● WRITTEN EXERCISE: List every line below containing "React".

● RECORDS FOR THIS EXERCISE:
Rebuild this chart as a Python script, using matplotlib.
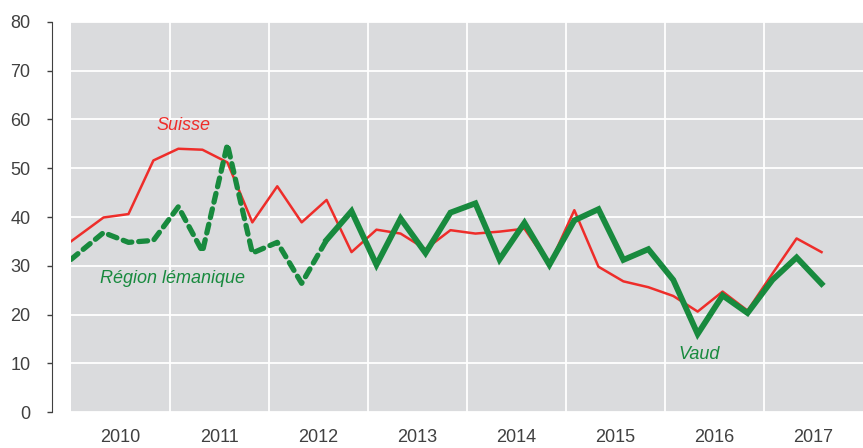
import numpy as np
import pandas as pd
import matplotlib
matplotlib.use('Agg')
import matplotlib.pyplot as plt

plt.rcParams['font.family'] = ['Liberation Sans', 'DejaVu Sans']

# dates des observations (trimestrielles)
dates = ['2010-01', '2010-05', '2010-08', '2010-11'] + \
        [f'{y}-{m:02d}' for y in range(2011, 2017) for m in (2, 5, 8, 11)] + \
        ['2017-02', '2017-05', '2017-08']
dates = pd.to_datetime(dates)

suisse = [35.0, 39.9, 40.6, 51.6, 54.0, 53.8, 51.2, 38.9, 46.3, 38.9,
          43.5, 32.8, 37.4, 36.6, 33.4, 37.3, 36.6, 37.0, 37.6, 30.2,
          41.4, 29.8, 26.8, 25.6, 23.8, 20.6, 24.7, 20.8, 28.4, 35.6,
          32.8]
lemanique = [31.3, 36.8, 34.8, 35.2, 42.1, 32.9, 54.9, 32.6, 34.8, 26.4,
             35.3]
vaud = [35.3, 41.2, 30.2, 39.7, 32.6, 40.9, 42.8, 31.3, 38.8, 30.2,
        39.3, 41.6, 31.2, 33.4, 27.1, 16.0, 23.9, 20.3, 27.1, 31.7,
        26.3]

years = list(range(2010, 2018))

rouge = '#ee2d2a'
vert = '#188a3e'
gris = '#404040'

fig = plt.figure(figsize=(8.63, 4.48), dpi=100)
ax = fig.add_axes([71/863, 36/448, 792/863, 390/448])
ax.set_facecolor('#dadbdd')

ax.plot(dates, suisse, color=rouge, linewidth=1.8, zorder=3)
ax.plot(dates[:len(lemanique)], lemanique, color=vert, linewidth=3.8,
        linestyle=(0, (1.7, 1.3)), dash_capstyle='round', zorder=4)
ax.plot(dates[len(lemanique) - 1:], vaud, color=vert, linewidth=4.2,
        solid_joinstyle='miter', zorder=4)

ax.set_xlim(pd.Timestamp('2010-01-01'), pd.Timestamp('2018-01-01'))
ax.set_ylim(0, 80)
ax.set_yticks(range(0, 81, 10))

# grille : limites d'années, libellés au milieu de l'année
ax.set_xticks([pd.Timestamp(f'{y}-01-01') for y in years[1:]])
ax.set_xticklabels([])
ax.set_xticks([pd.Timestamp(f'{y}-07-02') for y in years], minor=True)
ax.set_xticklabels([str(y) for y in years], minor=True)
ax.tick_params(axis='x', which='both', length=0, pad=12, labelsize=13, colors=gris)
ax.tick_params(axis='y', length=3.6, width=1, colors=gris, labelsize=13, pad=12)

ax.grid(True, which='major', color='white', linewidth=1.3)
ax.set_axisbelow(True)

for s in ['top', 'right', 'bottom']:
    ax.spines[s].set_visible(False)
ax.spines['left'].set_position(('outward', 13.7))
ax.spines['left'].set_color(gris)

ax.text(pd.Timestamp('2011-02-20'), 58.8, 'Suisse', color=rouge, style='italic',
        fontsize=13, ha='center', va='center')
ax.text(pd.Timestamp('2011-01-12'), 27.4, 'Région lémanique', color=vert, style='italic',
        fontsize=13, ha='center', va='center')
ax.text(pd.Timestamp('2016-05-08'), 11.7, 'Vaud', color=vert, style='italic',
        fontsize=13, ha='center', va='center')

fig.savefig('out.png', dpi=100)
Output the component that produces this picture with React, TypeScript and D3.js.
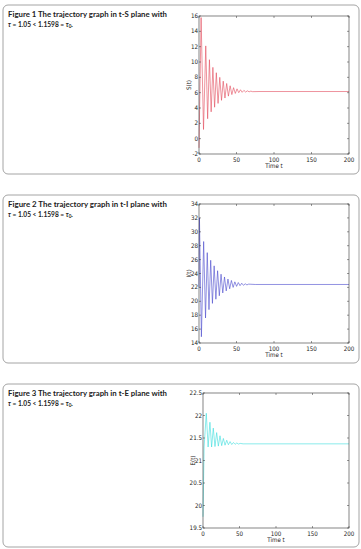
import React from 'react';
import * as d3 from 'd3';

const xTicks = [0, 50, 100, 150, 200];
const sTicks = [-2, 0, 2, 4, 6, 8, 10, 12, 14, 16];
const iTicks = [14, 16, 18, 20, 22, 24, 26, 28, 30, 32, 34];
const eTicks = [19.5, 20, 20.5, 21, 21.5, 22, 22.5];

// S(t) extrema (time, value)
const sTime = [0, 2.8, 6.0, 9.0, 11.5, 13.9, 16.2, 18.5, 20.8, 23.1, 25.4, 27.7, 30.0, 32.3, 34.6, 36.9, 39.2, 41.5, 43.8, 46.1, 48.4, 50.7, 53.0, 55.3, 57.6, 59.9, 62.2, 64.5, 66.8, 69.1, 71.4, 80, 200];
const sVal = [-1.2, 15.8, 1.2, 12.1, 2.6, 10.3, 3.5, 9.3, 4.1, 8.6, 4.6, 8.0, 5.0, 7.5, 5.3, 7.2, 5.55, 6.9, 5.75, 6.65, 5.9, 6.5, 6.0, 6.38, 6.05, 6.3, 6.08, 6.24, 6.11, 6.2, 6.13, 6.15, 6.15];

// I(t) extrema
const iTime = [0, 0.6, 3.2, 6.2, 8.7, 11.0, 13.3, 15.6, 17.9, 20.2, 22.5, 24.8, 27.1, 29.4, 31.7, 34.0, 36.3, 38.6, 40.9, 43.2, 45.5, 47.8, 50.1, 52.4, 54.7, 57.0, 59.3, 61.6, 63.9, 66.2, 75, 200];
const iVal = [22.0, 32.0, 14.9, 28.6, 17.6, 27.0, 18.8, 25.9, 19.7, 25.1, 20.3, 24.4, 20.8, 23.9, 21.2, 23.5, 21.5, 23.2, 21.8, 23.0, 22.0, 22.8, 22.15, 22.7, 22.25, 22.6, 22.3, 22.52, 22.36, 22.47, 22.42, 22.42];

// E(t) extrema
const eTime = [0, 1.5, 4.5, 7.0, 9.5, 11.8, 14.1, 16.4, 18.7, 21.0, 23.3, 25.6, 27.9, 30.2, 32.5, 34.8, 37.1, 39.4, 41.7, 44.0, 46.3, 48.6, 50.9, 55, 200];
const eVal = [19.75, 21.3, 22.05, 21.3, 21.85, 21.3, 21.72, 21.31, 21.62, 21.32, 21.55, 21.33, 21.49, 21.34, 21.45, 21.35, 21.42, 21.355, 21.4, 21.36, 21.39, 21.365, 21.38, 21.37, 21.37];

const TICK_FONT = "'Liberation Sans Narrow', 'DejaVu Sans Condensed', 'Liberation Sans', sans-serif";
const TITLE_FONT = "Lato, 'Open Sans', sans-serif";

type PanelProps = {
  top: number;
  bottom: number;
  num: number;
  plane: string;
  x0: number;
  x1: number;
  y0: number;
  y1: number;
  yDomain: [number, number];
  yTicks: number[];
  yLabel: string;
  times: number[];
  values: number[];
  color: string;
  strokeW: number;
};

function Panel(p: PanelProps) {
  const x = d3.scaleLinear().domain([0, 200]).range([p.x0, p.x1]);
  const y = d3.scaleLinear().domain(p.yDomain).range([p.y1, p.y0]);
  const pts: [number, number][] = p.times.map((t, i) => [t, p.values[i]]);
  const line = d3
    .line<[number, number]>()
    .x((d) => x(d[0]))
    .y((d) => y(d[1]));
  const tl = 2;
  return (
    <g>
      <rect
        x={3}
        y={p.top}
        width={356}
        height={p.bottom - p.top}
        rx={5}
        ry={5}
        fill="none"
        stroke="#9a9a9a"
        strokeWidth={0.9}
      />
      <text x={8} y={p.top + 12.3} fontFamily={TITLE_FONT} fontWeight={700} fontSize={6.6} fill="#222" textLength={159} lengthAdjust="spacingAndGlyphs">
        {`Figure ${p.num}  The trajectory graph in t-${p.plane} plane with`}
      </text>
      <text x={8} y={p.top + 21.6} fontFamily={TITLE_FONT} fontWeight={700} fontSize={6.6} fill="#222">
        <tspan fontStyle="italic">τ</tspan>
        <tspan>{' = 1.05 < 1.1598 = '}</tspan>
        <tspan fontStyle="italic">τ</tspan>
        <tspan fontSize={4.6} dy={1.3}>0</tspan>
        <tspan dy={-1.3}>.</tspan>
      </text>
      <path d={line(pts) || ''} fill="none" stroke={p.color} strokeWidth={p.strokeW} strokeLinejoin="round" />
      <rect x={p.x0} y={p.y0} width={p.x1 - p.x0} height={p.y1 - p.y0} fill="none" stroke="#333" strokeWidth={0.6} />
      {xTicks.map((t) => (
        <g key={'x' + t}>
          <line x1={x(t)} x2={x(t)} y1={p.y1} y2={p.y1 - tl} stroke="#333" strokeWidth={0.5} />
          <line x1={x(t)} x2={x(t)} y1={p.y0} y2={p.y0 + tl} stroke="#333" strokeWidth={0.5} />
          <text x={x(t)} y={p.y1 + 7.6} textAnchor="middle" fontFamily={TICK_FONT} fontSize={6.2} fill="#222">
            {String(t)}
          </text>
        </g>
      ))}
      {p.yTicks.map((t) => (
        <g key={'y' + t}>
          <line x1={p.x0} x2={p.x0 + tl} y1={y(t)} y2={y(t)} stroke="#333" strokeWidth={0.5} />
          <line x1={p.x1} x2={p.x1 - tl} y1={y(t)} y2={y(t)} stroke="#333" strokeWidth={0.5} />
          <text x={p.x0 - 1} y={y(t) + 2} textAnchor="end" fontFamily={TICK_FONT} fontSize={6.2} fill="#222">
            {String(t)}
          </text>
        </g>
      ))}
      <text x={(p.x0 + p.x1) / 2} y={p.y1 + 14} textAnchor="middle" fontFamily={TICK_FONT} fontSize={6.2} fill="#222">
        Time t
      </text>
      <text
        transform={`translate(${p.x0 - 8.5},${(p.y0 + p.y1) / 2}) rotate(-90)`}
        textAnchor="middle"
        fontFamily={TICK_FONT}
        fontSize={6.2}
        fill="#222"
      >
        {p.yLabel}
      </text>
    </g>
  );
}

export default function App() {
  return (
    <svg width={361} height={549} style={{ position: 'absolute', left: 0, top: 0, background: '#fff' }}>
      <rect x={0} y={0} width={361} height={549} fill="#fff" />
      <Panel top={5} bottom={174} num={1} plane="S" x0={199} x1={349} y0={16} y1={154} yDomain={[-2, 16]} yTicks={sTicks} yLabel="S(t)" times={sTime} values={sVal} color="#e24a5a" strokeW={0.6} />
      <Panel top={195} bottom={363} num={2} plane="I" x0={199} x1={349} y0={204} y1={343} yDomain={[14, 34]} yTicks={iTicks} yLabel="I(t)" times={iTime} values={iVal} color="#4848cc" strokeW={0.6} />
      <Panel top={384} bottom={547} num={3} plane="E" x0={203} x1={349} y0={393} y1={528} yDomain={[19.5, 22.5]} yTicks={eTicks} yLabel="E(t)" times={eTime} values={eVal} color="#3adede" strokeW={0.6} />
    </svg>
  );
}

● THE OUTPUT:
Output the component that produces this picture with React, TypeScript and D3.js.
import React from 'react';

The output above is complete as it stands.